Fatou Diome raconte d’ailleurs cette fameuse soirée artistique qu’elle passe à Bordeaux, et où, au lieu de jouer du piano-elle avoue qu’elle ne sait pas s’en servir-la romancière ira plutôt se chercher un pagne, pour «faire du mbalax», en souvenir des «bals poussière» de son lycée Demba Diop de Mbour. Pour les «Noirs complexés, comme elle dit, ce serait tout simplement du folklore, mais Mozart c’est aussi le folklore de quelqu’un, et on a (pourtant) su en faire quelque chose de respectable».
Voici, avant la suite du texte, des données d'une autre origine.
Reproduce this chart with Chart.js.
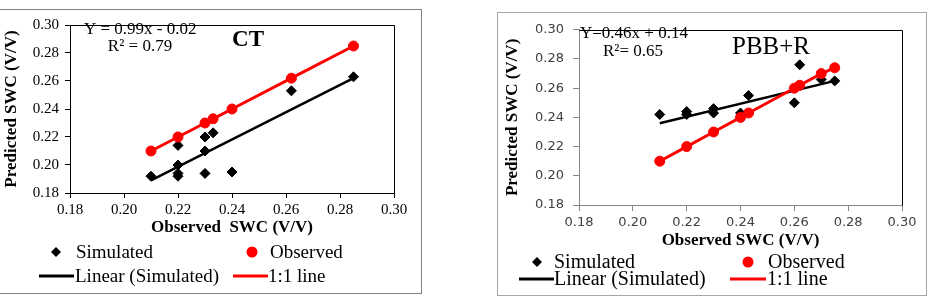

1968, une «excellente année»
Née en 1968, une «excellente année» comme on dirait d’un grand cru, une année où l’on s’est battu pour les droits des femmes, Fatou Diome, ce sont ses mots à elle, ne pouvait certainement «pas être sage» et docile, et Une si longue lettre de Mariama Ba viendra la convaincre qu’elle n’avait surtout pas «le droit de (se) taire», et encore moins d’étouffer ses rêves. Et parce qu’il n’y avait pas de lycée dans son village de Niodior, la jeune fille de l’époque n’hésitera pas à aller voir du côté de Foundiougne. Lorsqu’elle racontera qu’elle a été domestique à 12 ans, et que c’est avec cet argent-là qu’elle aura de quoi se payer une chambre, histoire d’échapper à ces familles d’accueil qu’elle ne supportait plus, les lycéens seront tout simplement impressionnés.
Mais comme elle dit, il suffit seulement d’y croire. Car lorsqu’elle a eu l’outrecuidance de dire à ses anciens patrons qu’elle voulait devenir institutrice, ils se sont contentés de lui rire au nez.
Aujourd’hui, la voilà devenue cette romancière célèbre pour ses images à la fois crues et subtiles, ses coups de gueule et ses prises de position pour un monde plus juste. Fatou Diome explique d’ailleurs que c’est ce «désir de justice» qui l’inspire, elle qui se promène toujours avec un petit carnet (elle en sort un de son sac à main), au cas où quelques idées viendraient la «surprendre».
Et à tous les gamins qui cacheraient quelque manuscrit plus ou moins inassumé au fond d’un tiroir, l’expérimentée romancière dira de ne pas avoir peur de jouer avec les mots, et de ne surtout pas se laisser impressionner par tous ces grands mots de la littérature, que ce soit «réminiscence ou anamnèse», et que des termes comme ceux-là, on les apprivoise ou les domestique. Ou alors les «décortique-t-on comme des cacahuètes».